● What to do
Repeat what the lines below say, word for word, and skip every image.

● Exercise data
────────────────────
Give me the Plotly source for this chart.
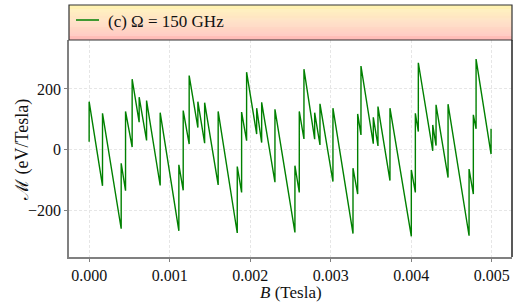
import plotly.graph_objects as go

# Magnetization sawtooth vertices (B in Tesla, M in eV/Tesla)
B = [0.0, 0.0, 0.000166, 0.000166, 0.000398, 0.000398, 0.000452, 0.000452,
     0.000534, 0.000534, 0.000621, 0.000621, 0.000713, 0.000713,
     0.000882, 0.000882, 0.001114, 0.001114, 0.001168, 0.001168,
     0.001242, 0.001242, 0.001350, 0.001350, 0.001434, 0.001434,
     0.001602, 0.001602, 0.001839, 0.001839, 0.001893, 0.001893,
     0.001955, 0.001955, 0.002080, 0.002080, 0.002142, 0.002142,
     0.002307, 0.002307, 0.002555, 0.002555, 0.002609, 0.002609,
     0.002667, 0.002667, 0.002800, 0.002800, 0.002866, 0.002866,
     0.003027, 0.003027, 0.003276, 0.003276, 0.003334, 0.003334,
     0.003375, 0.003375, 0.003528, 0.003528, 0.003586, 0.003586,
     0.003735, 0.003735, 0.004000, 0.004000, 0.004050, 0.004050,
     0.004087, 0.004087, 0.004266, 0.004266, 0.004307, 0.004307,
     0.004456, 0.004456, 0.004717, 0.004717, 0.004770, 0.004770,
     0.004804, 0.004804, 0.004990, 0.004990]
M = [27, 158, -118, 120, -259, -44, -134, 126,
     9, 232, 91, 173, 31, 162,
     -117, 122, -266, -49, -133, 129,
     19, 244, 73, 158, 22, 155,
     -115, 126, -273, -55, -140, 124,
     30, 255, 52, 137, 24, 156,
     -106, 133, -271, -52, -140, 126,
     36, 265, 35, 122, 16, 151,
     -104, 137, -275, -60, -145, 118,
     49, 275, 20, 107, 13, 142,
     -101, 137, -284, -66, -140, 120,
     60, 286, -3, 82, 14, 148,
     -91, 150, -282, -63, -145, 115,
     69, 298, -14, 69]

x_ticks = [0.000, 0.001, 0.002, 0.003, 0.004, 0.005]
x_tick_labels = ["0.000", "0.001", "0.002", "0.003", "0.004", "0.005"]
y_ticks = [-200, 0, 200]
y_tick_labels = ["\u2212200", "0", "200"]
series_name = "(c) \u03a9 = 150 GHz"
x_title = "<i>B</i> (Tesla)"
y_title = "\u2133 (eV/Tesla)"

FONT = "Liberation Serif"
TXT = "#111111"
W, H = 518, 304
ML, MR, MT, MB = 69, 6, 40, 47
plot_h = H - MT - MB
plot_w = W - ML - MR


def px_x(px):
    return (px - ML) / plot_w


def px_y(py):
    return (H - MB - py) / plot_h


fig = go.Figure()
fig.add_trace(go.Scatter(x=B, y=M, mode="lines", name=series_name,
                         line=dict(color="#008000", width=1.4), showlegend=False))

shapes = []
# gradient legend box above the axes
leg_top = px_y(5)
n = 36
c_top = (255, 246, 178)
c_bot = (255, 184, 184)
for i in range(n):
    t = (i + 0.5) / n
    r = round(c_top[0] + (c_bot[0] - c_top[0]) * t)
    g = round(c_top[1] + (c_bot[1] - c_top[1]) * t)
    b = round(c_top[2] + (c_bot[2] - c_top[2]) * t)
    y1 = leg_top - (leg_top - 1) * i / n
    y0 = leg_top - (leg_top - 1) * (i + 1) / n
    shapes.append(dict(type="rect", xref="paper", yref="paper", x0=0, x1=1,
                       y0=y0, y1=y1, fillcolor=f"rgb({r},{g},{b})",
                       line=dict(width=0), layer="below"))
shapes.append(dict(type="rect", xref="paper", yref="paper", x0=0, x1=1,
                   y0=1, y1=leg_top, line=dict(color="#333333", width=1.2)))
# legend sample line
shapes.append(dict(type="line", xref="paper", yref="paper",
                   x0=px_x(76), x1=px_x(99), y0=px_y(20), y1=px_y(20),
                   line=dict(color="#008000", width=1.5)))
# right border (darker)
shapes.append(dict(type="line", xref="paper", yref="paper", x0=1, x1=1, y0=0, y1=1,
                   line=dict(color="#222222", width=1.5)))

annotations = [
    dict(text=series_name, xref="paper", yref="paper", x=px_x(106), y=px_y(21),
         xanchor="left", yanchor="middle", showarrow=False,
         font=dict(family=FONT, size=17, color=TXT)),
    dict(text=x_title, xref="paper", yref="paper", x=px_x(290.5), y=px_y(281),
         xanchor="center", yanchor="top", showarrow=False,
         font=dict(family=FONT, size=17, color=TXT)),
    dict(text=y_title, xref="paper", yref="paper", x=px_x(22), y=px_y(150),
         xanchor="center", yanchor="middle", showarrow=False, textangle=-90,
         font=dict(family=FONT, size=18, color=TXT)),
]

grid = dict(showgrid=True, gridcolor="#e6e6e6", griddash="3px,2px", gridwidth=0.8,
            zeroline=False, showline=True, linecolor="#808080", linewidth=1.5,
            ticks="outside", ticklen=3, tickcolor="#808080",
            tickfont=dict(size=16, color=TXT))

fig.update_layout(
    width=W, height=H,
    margin=dict(l=ML, r=MR, t=MT, b=MB),
    paper_bgcolor="white", plot_bgcolor="white",
    font=dict(family=FONT, size=16, color=TXT),
    shapes=shapes,
    annotations=annotations,
    xaxis=dict(range=[-0.00025, 0.00525], tickvals=x_ticks, ticktext=x_tick_labels, **grid),
    yaxis=dict(range=[-351.8, 360.7], tickvals=y_ticks, ticktext=y_tick_labels, **grid),
)

fig.write_html("out.html", config={"displayModeBar": False},
               post_script="document.body.style.margin='0';document.body.style.padding='0';")
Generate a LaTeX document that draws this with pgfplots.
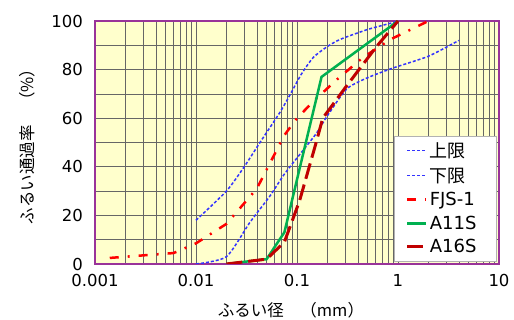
────────────────────
● Solution
Give me the Plotly source for this chart.
import plotly.graph_objects as go

# Magnetization sawtooth vertices (B in Tesla, M in eV/Tesla)
B = [0.0, 0.0, 0.000166, 0.000166, 0.000398, 0.000398, 0.000452, 0.000452,
     0.000534, 0.000534, 0.000621, 0.000621, 0.000713, 0.000713,
     0.000882, 0.000882, 0.001114, 0.001114, 0.001168, 0.001168,
     0.001242, 0.001242, 0.001350, 0.001350, 0.001434, 0.001434,
     0.001602, 0.001602, 0.001839, 0.001839, 0.001893, 0.001893,
     0.001955, 0.001955, 0.002080, 0.002080, 0.002142, 0.002142,
     0.002307, 0.002307, 0.002555, 0.002555, 0.002609, 0.002609,
     0.002667, 0.002667, 0.002800, 0.002800, 0.002866, 0.002866,
     0.003027, 0.003027, 0.003276, 0.003276, 0.003334, 0.003334,
     0.003375, 0.003375, 0.003528, 0.003528, 0.003586, 0.003586,
     0.003735, 0.003735, 0.004000, 0.004000, 0.004050, 0.004050,
     0.004087, 0.004087, 0.004266, 0.004266, 0.004307, 0.004307,
     0.004456, 0.004456, 0.004717, 0.004717, 0.004770, 0.004770,
     0.004804, 0.004804, 0.004990, 0.004990]
M = [27, 158, -118, 120, -259, -44, -134, 126,
     9, 232, 91, 173, 31, 162,
     -117, 122, -266, -49, -133, 129,
     19, 244, 73, 158, 22, 155,
     -115, 126, -273, -55, -140, 124,
     30, 255, 52, 137, 24, 156,
     -106, 133, -271, -52, -140, 126,
     36, 265, 35, 122, 16, 151,
     -104, 137, -275, -60, -145, 118,
     49, 275, 20, 107, 13, 142,
     -101, 137, -284, -66, -140, 120,
     60, 286, -3, 82, 14, 148,
     -91, 150, -282, -63, -145, 115,
     69, 298, -14, 69]

x_ticks = [0.000, 0.001, 0.002, 0.003, 0.004, 0.005]
x_tick_labels = ["0.000", "0.001", "0.002", "0.003", "0.004", "0.005"]
y_ticks = [-200, 0, 200]
y_tick_labels = ["\u2212200", "0", "200"]
series_name = "(c) \u03a9 = 150 GHz"
x_title = "<i>B</i> (Tesla)"
y_title = "\u2133 (eV/Tesla)"

FONT = "Liberation Serif"
TXT = "#111111"
W, H = 518, 304
ML, MR, MT, MB = 69, 6, 40, 47
plot_h = H - MT - MB
plot_w = W - ML - MR


def px_x(px):
    return (px - ML) / plot_w


def px_y(py):
    return (H - MB - py) / plot_h


fig = go.Figure()
fig.add_trace(go.Scatter(x=B, y=M, mode="lines", name=series_name,
                         line=dict(color="#008000", width=1.4), showlegend=False))

shapes = []
# gradient legend box above the axes
leg_top = px_y(5)
n = 36
c_top = (255, 246, 178)
c_bot = (255, 184, 184)
for i in range(n):
    t = (i + 0.5) / n
    r = round(c_top[0] + (c_bot[0] - c_top[0]) * t)
    g = round(c_top[1] + (c_bot[1] - c_top[1]) * t)
    b = round(c_top[2] + (c_bot[2] - c_top[2]) * t)
    y1 = leg_top - (leg_top - 1) * i / n
    y0 = leg_top - (leg_top - 1) * (i + 1) / n
    shapes.append(dict(type="rect", xref="paper", yref="paper", x0=0, x1=1,
                       y0=y0, y1=y1, fillcolor=f"rgb({r},{g},{b})",
                       line=dict(width=0), layer="below"))
shapes.append(dict(type="rect", xref="paper", yref="paper", x0=0, x1=1,
                   y0=1, y1=leg_top, line=dict(color="#333333", width=1.2)))
# legend sample line
shapes.append(dict(type="line", xref="paper", yref="paper",
                   x0=px_x(76), x1=px_x(99), y0=px_y(20), y1=px_y(20),
                   line=dict(color="#008000", width=1.5)))
# right border (darker)
shapes.append(dict(type="line", xref="paper", yref="paper", x0=1, x1=1, y0=0, y1=1,
                   line=dict(color="#222222", width=1.5)))

annotations = [
    dict(text=series_name, xref="paper", yref="paper", x=px_x(106), y=px_y(21),
         xanchor="left", yanchor="middle", showarrow=False,
         font=dict(family=FONT, size=17, color=TXT)),
    dict(text=x_title, xref="paper", yref="paper", x=px_x(290.5), y=px_y(281),
         xanchor="center", yanchor="top", showarrow=False,
         font=dict(family=FONT, size=17, color=TXT)),
    dict(text=y_title, xref="paper", yref="paper", x=px_x(22), y=px_y(150),
         xanchor="center", yanchor="middle", showarrow=False, textangle=-90,
         font=dict(family=FONT, size=18, color=TXT)),
]

grid = dict(showgrid=True, gridcolor="#e6e6e6", griddash="3px,2px", gridwidth=0.8,
            zeroline=False, showline=True, linecolor="#808080", linewidth=1.5,
            ticks="outside", ticklen=3, tickcolor="#808080",
            tickfont=dict(size=16, color=TXT))

fig.update_layout(
    width=W, height=H,
    margin=dict(l=ML, r=MR, t=MT, b=MB),
    paper_bgcolor="white", plot_bgcolor="white",
    font=dict(family=FONT, size=16, color=TXT),
    shapes=shapes,
    annotations=annotations,
    xaxis=dict(range=[-0.00025, 0.00525], tickvals=x_ticks, ticktext=x_tick_labels, **grid),
    yaxis=dict(range=[-351.8, 360.7], tickvals=y_ticks, ticktext=y_tick_labels, **grid),
)

fig.write_html("out.html", config={"displayModeBar": False},
               post_script="document.body.style.margin='0';document.body.style.padding='0';")
Generate a LaTeX document that draws this with pgfplots.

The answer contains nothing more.